Следствием всей этой неустроенности и душевного дискомфорта стал нервный срыв. “Паруйр болен, он в больнице, — сообщил мне в письме Вадим Меликсетян. — Родным ничего не говори, его навещают через день. Болезнь нервов — хандра. Мне немного завидно, что даже в болезни он сохраняет поэтический стиль. Не то что у меня — язва, дизентерия и другие неприличные вещи. Разве их можно сравнить с благородными душевными муками?” Шутки шутками, но Паруйр пролежал в больнице несколько месяцев. Из этого мучительного пути он вышел обновленным и успокоенным. И кто бы мог подумать, что именно в эти трудные и неустроенные московские годы в тесной каморке он напишет свои лучшие произведения с самоощущением перегруженного работой “секретаря Бога”.
В московской квартире он часто мечтал о собственном доме на природе. За это дело взялся много позже, и дом этот стал для Паруйра сущим наказанием: в него были вложены гигантские усилия — денежные, душевные, физические. Но игра стоила свеч: почти готовый особняк и фантастически красивый окружающий пейзаж покорили меня в первый же приезд.
Осенью 1966-го Паруйр привез к себе помогать по строительству скульптора Арто Чахмахчяна, литературоведа Ваче Сафаряна и меня. Показал, рассказал, что и как должно быть устроено, дал каждому поручение, а сам с такой уверенностью и профессионализмом взялся за работу, будто ,всю жизнь был чернорабочим.
Кто его не видел за этой работой, тот не знает Паруйра.
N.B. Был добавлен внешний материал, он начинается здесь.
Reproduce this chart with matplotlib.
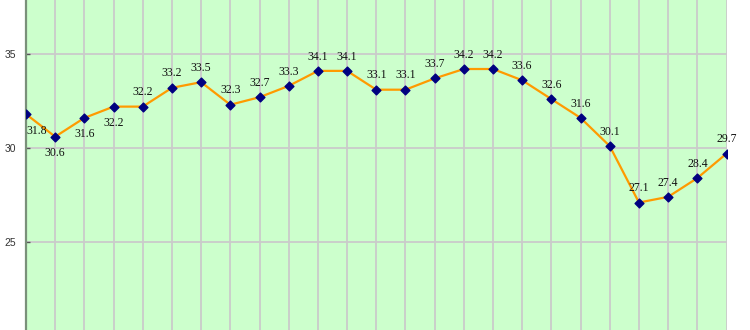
import matplotlib.pyplot as plt

# values, left to right
values = [31.8, 30.6, 31.6, 32.2, 32.2, 33.2, 33.5, 32.3, 32.7, 33.3,
          34.1, 34.1, 33.1, 33.1, 33.7, 34.2, 34.2, 33.6, 32.6, 31.6,
          30.1, 27.1, 27.4, 28.4, 29.7]
y_ticks = [25, 30, 35]
# where each value label sits relative to its point
label_side = ['below', 'below', 'below', 'below'] + ['above'] * 21

x = list(range(len(values)))

fig = plt.figure(figsize=(7.5, 3.3), dpi=100)
ax = fig.add_axes([26 / 750, 0, 700.5 / 750, 1])
ax.set_facecolor('#ccffcc')

ax.plot(x, values, color='#ff9a00', lw=1.6, zorder=3)
ax.scatter(x, values, marker='D', s=20, color='#000080', zorder=4)

for i, (xi, v) in enumerate(zip(x, values)):
    if label_side[i] == 'above':
        off, va = (0, 6), 'bottom'
    else:
        off, va = (0, -7.5), 'top'
    if i == 0:
        off = (8, -7.5)
    ax.annotate(f'{v:.1f}', (xi, v), xytext=off, textcoords='offset points',
                ha='center', va=va, fontsize=8.5, family='Liberation Serif',
                color='#111111', zorder=5)

ax.set_xlim(0, len(values) - 1)
ax.set_ylim(20.32, 37.87)
ax.set_xticks(x)
ax.set_yticks(y_ticks)
ax.grid(True, color='#cacaca', lw=1.3, zorder=0)
ax.set_axisbelow(True)

ax.tick_params(axis='x', length=0, labelbottom=False)
ax.tick_params(axis='y', direction='in', length=3, width=1, color='#555555',
               pad=7, labelsize=7.5, labelcolor='#333333')
for lab in ax.get_yticklabels():
    lab.set_family('Liberation Sans')

for side in ['top', 'right', 'bottom']:
    ax.spines[side].set_visible(False)
ax.spines['left'].set_color('#7a907a')
ax.spines['left'].set_linewidth(1.6)

fig.savefig('out.png', dpi=100)
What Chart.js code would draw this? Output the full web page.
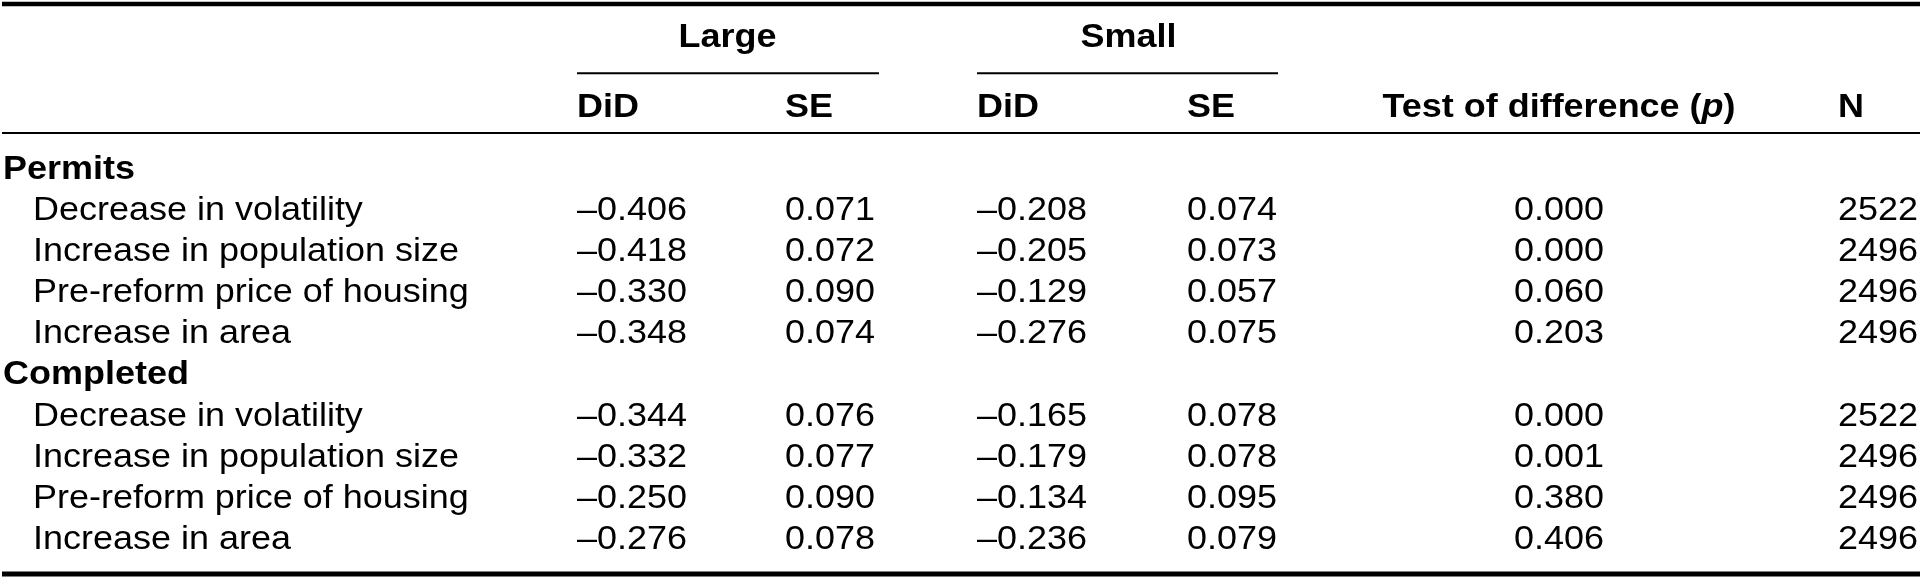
<!DOCTYPE html>
<html>
<head>
<meta charset="utf-8">
<script src="https://cdn.jsdelivr.net/npm/chart.js@4.4.1/dist/chart.umd.min.js"></script>
<style>
  html, body { margin: 0; padding: 0; background: #fff; }
  canvas { display: block; }
</style>
</head>
<body>
<canvas id="tableChart" width="1923" height="581"></canvas>
<script>
// Table contents
const groups = ['Permits', 'Completed'];
const rowLabels = ['Decrease in volatility', 'Increase in population size', 'Pre-reform price of housing', 'Increase in area'];
const spanHeaders = ['Large', 'Small'];
const columnHeaders = ['DiD', 'SE', 'DiD', 'SE', 'Test of difference (p)', 'N'];

// first four = Permits, last four = Completed
const largeDiD = [-0.406, -0.418, -0.330, -0.348, -0.344, -0.332, -0.250, -0.276];
const largeSE  = [0.071, 0.072, 0.090, 0.074, 0.076, 0.077, 0.090, 0.078];
const smallDiD = [-0.208, -0.205, -0.129, -0.276, -0.165, -0.179, -0.134, -0.236];
const smallSE  = [0.074, 0.073, 0.057, 0.075, 0.078, 0.078, 0.095, 0.079];
const pValues  = [0.000, 0.000, 0.060, 0.203, 0.000, 0.001, 0.380, 0.406];
const nObs     = [2522, 2496, 2496, 2496, 2522, 2496, 2496, 2496];

// layout (x in pixels of the x scale, y in row units)
const colX = [577, 785, 977, 1187, 1559, 1838];
const colAlign = ['left', 'left', 'left', 'left', 'center', 'left'];
const labelX = 33, groupX = 3;
const FONT = '"Liberation Sans", Arial, Helvetica, sans-serif';
const SIZE = 33, STRETCH = 1.09;

const fmt = v => (v < 0 ? '\u2013' : '') + Math.abs(v).toFixed(3);
const rowOf = i => (i < 4 ? i + 1 : i + 2);

function cellData(values, col, f) {
    return values.map((v, i) => ({ x: colX[col], y: rowOf(i), text: f(v), align: colAlign[col] }));
}

const labelPoints = rowLabels.concat(rowLabels).map((t, i) => ({ x: labelX, y: rowOf(i), text: t, align: 'left' }));
const groupPoints = groups.map((t, g) => ({ x: groupX, y: g * 5, text: t, align: 'left', bold: true }));
const headerPoints = columnHeaders.map((t, c) => ({ x: colX[c], y: -1.51, text: t, align: colAlign[c], bold: true }));
const spanPoints = spanHeaders.map((t, s) => ({ x: (colX[s * 2] + colX[s * 2 + 1] + 93) / 2, y: -3.21, text: t, align: 'center', bold: true }));

const datasets = [
    groupPoints, labelPoints, headerPoints, spanPoints,
    cellData(largeDiD, 0, fmt),
    cellData(largeSE, 1, fmt),
    cellData(smallDiD, 2, fmt),
    cellData(smallSE, 3, fmt),
    cellData(pValues, 4, fmt),
    cellData(nObs, 5, v => String(v))
].map(d => ({ data: d, pointRadius: 0, pointHoverRadius: 0, showLine: false }));

function drawText(ctx, p, x, y) {
    ctx.save();
    ctx.translate(x, y);
    ctx.scale(STRETCH, 1);
    ctx.fillStyle = '#000';
    ctx.textBaseline = 'alphabetic';
    const bold = p.bold ? 'bold ' : '';
    if (p.text === 'Test of difference (p)') {
        // italic p inside the header
        const parts = [['Test of difference (', bold], ['p', 'italic ' + bold], [')', bold]];
        let total = 0;
        parts.forEach(pt => { ctx.font = pt[1] + SIZE + 'px ' + FONT; total += ctx.measureText(pt[0]).width; });
        let cx = -total / 2;
        ctx.textAlign = 'left';
        parts.forEach(pt => {
            ctx.font = pt[1] + SIZE + 'px ' + FONT;
            ctx.fillText(pt[0], cx, 0);
            cx += ctx.measureText(pt[0]).width;
        });
    } else {
        ctx.font = bold + SIZE + 'px ' + FONT;
        ctx.textAlign = p.align;
        ctx.fillText(p.text, 0, 0);
    }
    ctx.restore();
}

const tablePlugin = {
    id: 'tablePlugin',
    afterDatasetsDraw(chart) {
        const ctx = chart.ctx;
        const xs = chart.scales.x, ys = chart.scales.y;
        const rule = (x0, x1, yv, w) => {
            ctx.save();
            ctx.strokeStyle = '#000';
            ctx.lineWidth = w;
            ctx.beginPath();
            ctx.moveTo(xs.getPixelForValue(x0), ys.getPixelForValue(yv));
            ctx.lineTo(xs.getPixelForValue(x1), ys.getPixelForValue(yv));
            ctx.stroke();
            ctx.restore();
        };
        rule(2, 1920, -4.26, 4.5);
        rule(577, 879, -2.57, 2);
        rule(977, 1278, -2.57, 2);
        rule(2, 1920, -1.12, 2);
        rule(2, 1920, 9.61, 5);

        chart.data.datasets.forEach((ds, di) => {
            const meta = chart.getDatasetMeta(di);
            meta.data.forEach((el, i) => drawText(ctx, ds.data[i], el.x, el.y));
        });
    }
};

const chart = new Chart(document.getElementById('tableChart').getContext('2d'), {
    type: 'scatter',
    data: { datasets: datasets },
    options: {
        responsive: false,
        animation: false,
        devicePixelRatio: 1,
        layout: { padding: 0 },
        plugins: { legend: { display: false }, tooltip: { enabled: false } },
        scales: {
            x: { type: 'linear', min: 0, max: 1923, display: false },
            y: { type: 'linear', reverse: true, min: -4.355, max: 9.781, display: false }
        }
    },
    plugins: [tablePlugin]
});
</script>
</body>
</html>
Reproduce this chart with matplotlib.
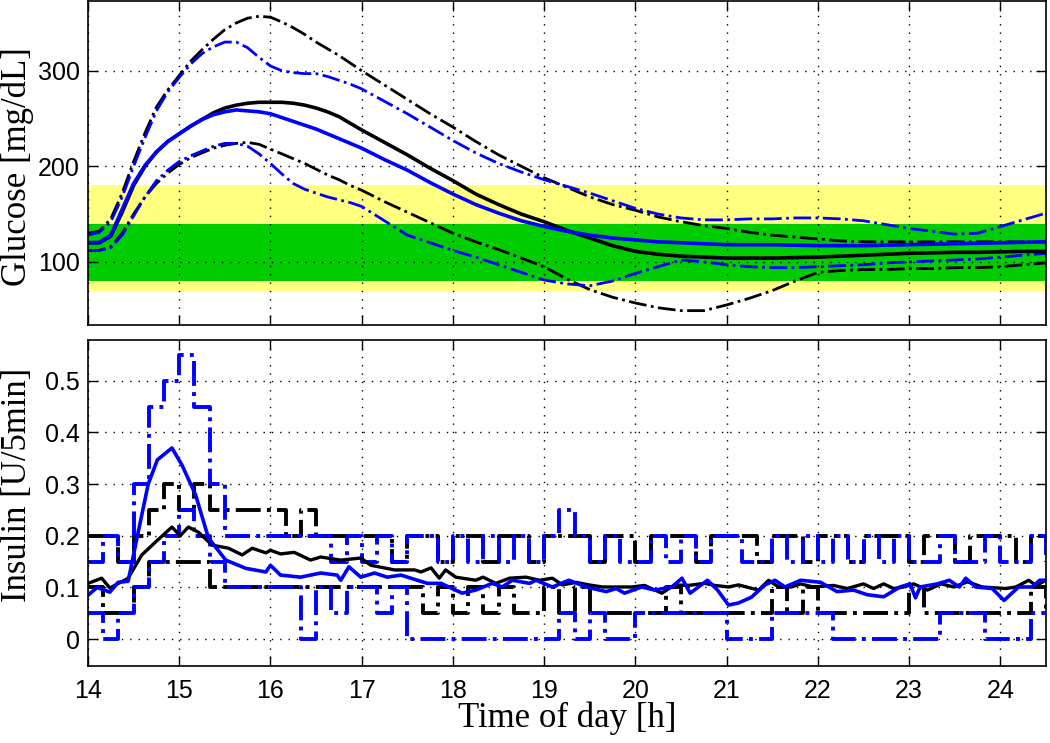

Господи, как много физических сил таилось в этом хрупком теле! С утра до ночи надо было копать, таскать носилки, просеивать цемент, заливать бетон, делать стяжку. Честно признаюсь — я не выдержал. Мои первые попытки протеста были пресечены на корню. Остальные подчинялись беспрекословно, и он подавал личный пример невообразимой работоспособности. В конце концов я почувствовал, что от тяжести носилок сейчас оторвутся руки — объявил забастовку и завалился спать. Проснулся, когда уже смеркалось. На стройплощадке все еще кипела работа. “Сейчас, когда уже почти все закончено, я бы сделал все по-другому: и инженером стал, и рабочим. Армения раньше славилась своими мастеровыми. Скажу тебе: сейчас самые ненадежные, нечестные, хитрые люди это именно они. Так и не встретил хотя бы одного, кто пришел бы вовремя, по совести сделал свое дело, получил деньги и ушел. Договариваются в нескольких местах, чтобы не упустить муштари, а потом начинается халтура. А знаешь, какие деньги просят?! Страшные люди... Все средства угрохал, гонорар от “Колокольни” растаял как снег. Я бы жил на него припеваючи до конца своих дней на лучших курортах”. Деньги деньгами, но и здоровье не щадил. Однажды чуть не сломал спину, слег надолго и даже какое-то время ходил с палочкой.
Когда дом был наконец построен и он освободился от ненужного груза общественных обязанностей, чтобы целиком отдаться творчеству, жизнь его абсурдно прервалась.